A view from the spotting scope the morning I killed the big buck.

I circled back around the hill and followed the draw in the same direction I had seen those two does go earlier. I had to crawl the last 75 yards as I could see the backs of several feeding deer just 20-30 yards beyond the fence. I was in a good spot in a deep cow path, along the fence and out of sight. The deer were now on the neighbors property. I figured that I would have to come back that afternoon in hopes that the deer would come back onto the property I had permission to hunt. 

The big buck I was after was feeding just 20 yards away and I had a clear shot. As I watched the big buck I prayed, please Lord let that buck jump the fence.  Even though I was very tempted, I made the decision not to shoot across the fence.

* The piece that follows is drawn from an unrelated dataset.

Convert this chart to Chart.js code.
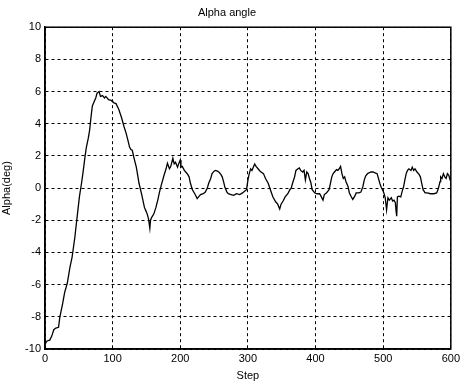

The second I made that decision the buck turned and headed straight towards the fence line. I could not believe it. 

As he got to the fence, 25 yards away, he stopped and looked directly at me. I thought the gig was up. After a long stare down the deer jumped the fence, but when he stopped I was waiting at full draw. He was 30 yards away and up a steep hill. I watched my arrow disappear over the grass between us. Then I heard a thud. The buck bolted over the hill and out of sight. I ran to the top of the hill to see where he went, but it didn't matter, the buck was already laying at the bottom of the canyon. I felt blessed to have had such an amazing opportunity and to have made a good shot.  

My Magnus Stinger did a good job on this big bodied mule deer.

The second bow I ever built was a gift for my cousin Tommy. Tommy is starting to get a little weak, so he sent me the bow to have a set of lighter limbs made. Since I had the bow I decided that I might as well kill a few deer with it. I built it, after all.

Growing up as kids, Tommy and I would always make one arrow for the other. That arrow became first in the quiver. I shot my first mule deer with an arrow that Tommy made me. We have always enjoyed doing little things like that, so shooting this deer with Tommy's bow made this deer just a little more special.